If my memory serves me correctly, the sun heats the surface water, which sits on the top. As the water reaches the poles, it cools and begins to sink. This cold water then gets pushed along the trenches until it warms in the Pacific and Indian oceans, losing density and rising to the surface, the cycle then repeats itself in perpetuity.

By Amphibious54 — On Jul 13, 2011

What effect do the ocean trenches have on ocean currents? It seems like the large trenches in below the sea's surface would have a big impact on the way that currents run and the types of ecosystems in the ocean. Do ocean currents run parallel to the trenches?

Are they so cold because they are the coldest part of the thermohaline cycle? I would be interested in learning a little more about the effect that ocean trenches have on currents.

By orangey03 — On Jun 25, 2011

@Oceana - That is very interesting! I would have thought that with all of that volcanic activity nearby, the trench would be fairly warm!

By Oceana — On Jun 23, 2011

I read that the Mariana Trench is one of the coldest regions in the world. The temperatures there fall between 34 and 39 degrees Fahrenheit.
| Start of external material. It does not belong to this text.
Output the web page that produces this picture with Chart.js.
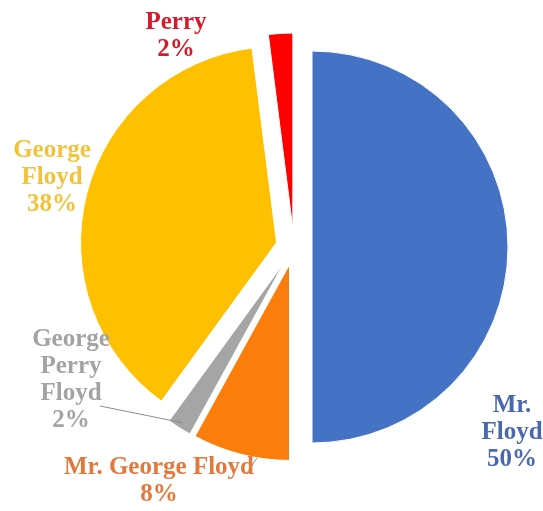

By shell4life — On Jun 21, 2011

Deep sea life fascinates me. It amazes me how any creature could withstand the extreme amount of pressure in an ocean trench.

I read that a team of scientists exploring the Peru-Chile trench, located in the Southeast Pacific, found an entirely new species of snailfish there at a depth of 7000m. Along with the snailfish, they found cusk-eels and big crustacean scavengers, called amphipods. Scientists didn’t know that such a large number of them lived that deep in the trench.

One group of these are called Eurythenes. These shrimp-like scavengers were the biggest ever found to live at such a depth.